Grandchildren arrived from the 60s onwards and were christened, named and in the case of my brother and sister and myself, did not (and still do not) understand the complicated hierarchical nomenclature of the many uncles, aunties and cousins. We’d know of an Uncle Michael, who’d be Uncle Number Something to other cousins, or an Auntie Wendy, who’d be Auntie Some Other Number.

Ah Mah on the other hand, had lots of difficulty remembering all our names, and used to complain about my brother’s and my name.

“Haiyah, mm chye simi Benny Kenny lah. An chua sama kio ka Nee Nee lah!” she’d say.

(Haiyah, dunno what Benny, Kenny lah.

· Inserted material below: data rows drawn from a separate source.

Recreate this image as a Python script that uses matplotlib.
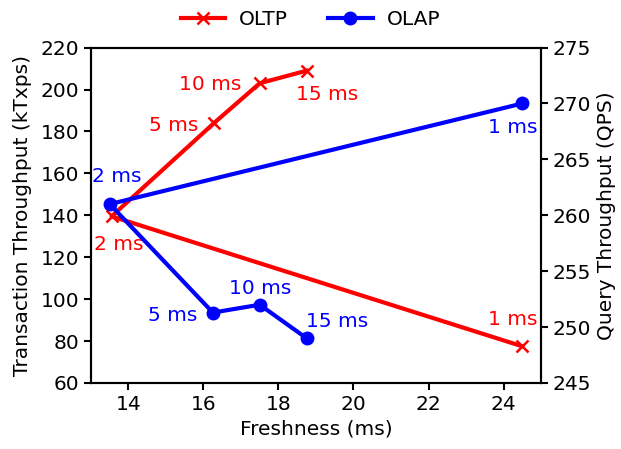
import matplotlib
matplotlib.use("Agg")
from matplotlib import pyplot as plt

# freshness (ms) measured for each sync interval
intervals = ["1 ms", "2 ms", "5 ms", "10 ms", "15 ms"]
oltp_fresh = [24.5, 13.55, 16.28, 17.5, 18.75]
oltp_tput = [77.5, 139.5, 184, 203, 209]  # kTxps
olap_fresh = [24.5, 13.5, 16.25, 17.5, 18.75]
olap_tput = [270, 261, 251.3, 252, 249]  # QPS

# label offsets in points (dx, dy)
oltp_off = [(-7, 19), (5, -20), (-29, -2), (-36, -1), (15, -17)]
olap_off = [(-7, -17), (5, 20), (-29, -2), (0, 12), (22, 12)]

plt.rcParams["font.size"] = 14.5

fig = plt.figure(figsize=(6.21, 4.49), dpi=100)
ax = fig.add_subplot(111)
ax2 = ax.twinx()
fig.subplots_adjust(left=0.1465, right=0.8712, top=0.894, bottom=0.147)

l1, = ax.plot(oltp_fresh, oltp_tput, color="red", marker="x", lw=3,
              ms=9, mew=1.8, label="OLTP")
l2, = ax2.plot(olap_fresh, olap_tput, color="blue", marker="o", lw=3,
               ms=9, label="OLAP")

for lab, x, y, off in zip(intervals, oltp_fresh, oltp_tput, oltp_off):
    ax.annotate(lab, (x, y), xytext=off, textcoords="offset points",
                ha="center", va="center", color="red")
for lab, x, y, off in zip(intervals, olap_fresh, olap_tput, olap_off):
    ax2.annotate(lab, (x, y), xytext=off, textcoords="offset points",
                 ha="center", va="center", color="blue")

ax.set_xlim(13, 25)
ax.set_ylim(60, 220)
ax2.set_ylim(245, 275)
ax.set_xticks([14, 16, 18, 20, 22, 24])
ax.set_xlabel("Freshness (ms)")
ax.set_ylabel("Transaction Throughput (kTxps)", labelpad=6)
ax2.set_ylabel("Query Throughput (QPS)")

for a in (ax, ax2):
    for s in a.spines.values():
        s.set_linewidth(1.5)
    a.tick_params(width=1.5, length=5)

fig.legend(handles=[l1, l2], loc="lower center", ncol=2, frameon=False,
           bbox_to_anchor=(0.5, 0.93), columnspacing=2.0, handlelength=2.2,
           handletextpad=0.7, borderaxespad=0, borderpad=0.1)

plt.savefig("out.png", dpi=100)
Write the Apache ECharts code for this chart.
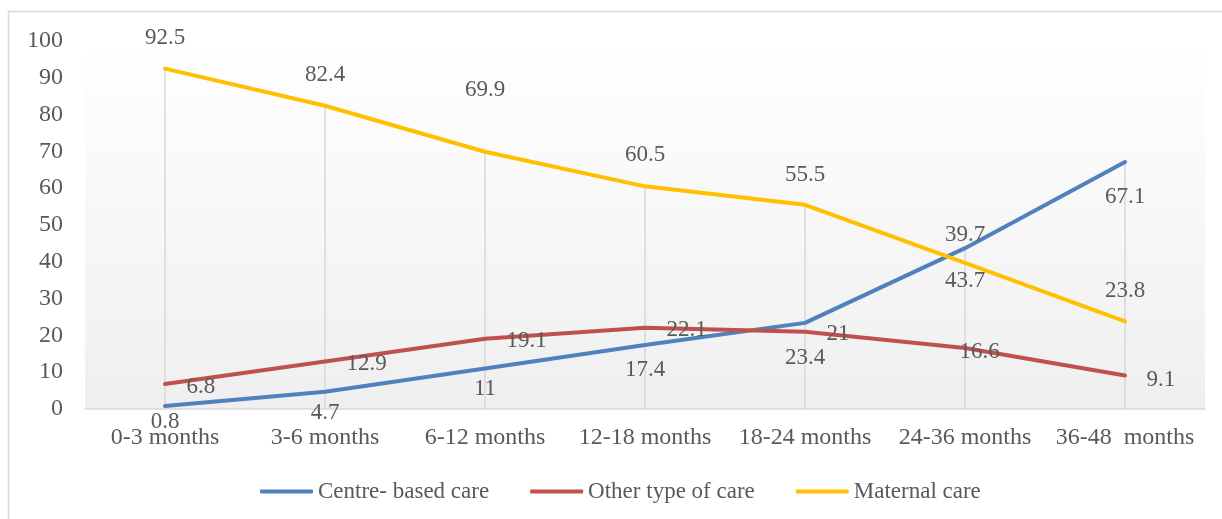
<!DOCTYPE html>
<html>
<head>
<meta charset="utf-8">
<title>Type of care by child age</title>
<script src="https://cdn.jsdelivr.net/npm/echarts@6/dist/echarts.min.js"></script>
<style>
  html, body { margin: 0; padding: 0; background: #ffffff; }
  #chart { width: 1222px; height: 519px; }
</style>
</head>
<body>
<div id="chart"></div>
<script>
// Age groups and share of children (%) in each type of care
const ageGroups = ['0-3 months', '3-6 months', '6-12 months', '12-18 months', '18-24 months', '24-36 months', '36-48  months'];
const centreBased = [0.8, 4.7, 11, 17.4, 23.4, 43.7, 67.1];
const otherCare = [6.8, 12.9, 19.1, 22.1, 21, 16.6, 9.1];
const maternalCare = [92.5, 82.4, 69.9, 60.5, 55.5, 39.7, 23.8];
const yTicks = { min: 0, max: 100, step: 10 };

// Label nudges (pixels) so value labels sit clear of the lines
const centreLabelDrop = [16, 21, 20, 25, 35, 33, 35];
const maternalLabelLift = [31, 31, 62, 31, 30, 28, 30];
const otherLabelShift = [[0, 3], [0, 2], [0, 2], [0, 2], [0, 2], [-27, 4], [0, 4]];

const FONT = "'Liberation Serif', 'Times New Roman', serif";
const TEXT = '#595959';

// Drop line height at each age group: the highest of the three shares
const dropTops = ageGroups.map((_, i) => Math.max(centreBased[i], otherCare[i], maternalCare[i]));

function withLabels(values, offsets) {
  return values.map((v, i) => ({ value: v, label: { offset: offsets[i] } }));
}

const lineBase = {
  type: 'line',
  symbol: 'circle',
  symbolSize: 1,
  showSymbol: true,
  z: 3,
  lineStyle: { width: 4, cap: 'round', join: 'round' },
  emphasis: { disabled: true },
  label: { show: true, fontFamily: FONT, fontSize: 23, color: TEXT }
};

const chart = echarts.init(document.getElementById('chart'), null, { renderer: 'canvas' });

chart.setOption({
  animation: false,
  backgroundColor: '#ffffff',
  graphic: [{
    type: 'rect',
    shape: { x: 8.5, y: 11.5, width: 1400, height: 700 },
    style: { fill: 'none', stroke: '#d9d9d9', lineWidth: 1.5 },
    silent: true,
    z: 0
  }],
  grid: {
    left: 85, right: 17, top: 41, bottom: 110,
    show: true,
    borderWidth: 0,
    backgroundColor: new echarts.graphic.LinearGradient(0, 0, 0, 1, [
      { offset: 0, color: '#ffffff' },
      { offset: 1, color: '#efefef' }
    ])
  },
  legend: {
    data: ['Centre- based care', 'Other type of care', 'Maternal care'],
    left: 255,
    top: 475,
    icon: 'roundRect',
    itemWidth: 53,
    itemHeight: 4,
    itemGap: 41,
    textStyle: { fontFamily: FONT, fontSize: 23, color: TEXT }
  },
  xAxis: {
    type: 'category',
    data: ageGroups,
    boundaryGap: true,
    axisLine: { show: true, lineStyle: { color: '#d9d9d9', width: 1.5 } },
    axisTick: { show: false },
    splitLine: { show: false },
    axisLabel: { fontFamily: FONT, fontSize: 24, color: TEXT, margin: 17, interval: 0 }
  },
  yAxis: {
    type: 'value',
    min: yTicks.min,
    max: yTicks.max,
    interval: yTicks.step,
    axisLine: { show: false },
    axisTick: { show: false },
    splitLine: { show: false },
    axisLabel: { fontFamily: FONT, fontSize: 24, color: TEXT, margin: 22 }
  },
  series: [
    {
      name: 'drop lines',
      type: 'bar',
      data: dropTops,
      barWidth: 1.5,
      silent: true,
      z: 1,
      itemStyle: { color: '#d9d9d9' },
      emphasis: { disabled: true }
    },
    Object.assign({}, lineBase, {
      name: 'Centre- based care',
      color: '#4F81BD',
      data: withLabels(centreBased, centreLabelDrop.map(d => [0, d])),
      label: Object.assign({}, lineBase.label, { position: 'inside' })
    }),
    Object.assign({}, lineBase, {
      name: 'Other type of care',
      color: '#C0504D',
      data: withLabels(otherCare, otherLabelShift),
      label: Object.assign({}, lineBase.label, { position: 'right', distance: 21 })
    }),
    Object.assign({}, lineBase, {
      name: 'Maternal care',
      color: '#FFC000',
      data: withLabels(maternalCare, maternalLabelLift.map(d => [0, -d])),
      label: Object.assign({}, lineBase.label, { position: 'inside' })
    })
  ]
});
</script>
</body>
</html>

Why do they have to all sound like Nee Nee lah!)

And as if adopting foreign names wasn’t bad enough, several of my mother’s siblings married outside of the wider Chinese population.

My half-Sephardi Jewish cousins’ names came in for Ah Mah’s shelling too.

“Haiyah, mm chye simi Nathaniel lah. An chua sama kio ka neow neow neow neow lah?”

And my half-Welsh cousins’ names, Teckwyn, Selwyn, Edwyn, Eilwyn and Colwyn…

“An chua sama kio ka win win win win win lah!”

Ah Mah loved every one of her grandkids, and that’s no mean feat – I remember being part of a family photo – of almost every kid and grandkid, numbering up to 50 plus – where the photographer had to cross the street to get everyone in the shot.

That’s like having to run a pyjama factory. And the patchwork quilt that she gave me before I left for Sydney is made of many hexagonal pieces of scrap cloth she’s collected and painstakingly sewn together. It doesn’t look like much, but it does keep the warmth in.

Ah Mah, Madam Chua Chu, passed away last Thursday in Seremban.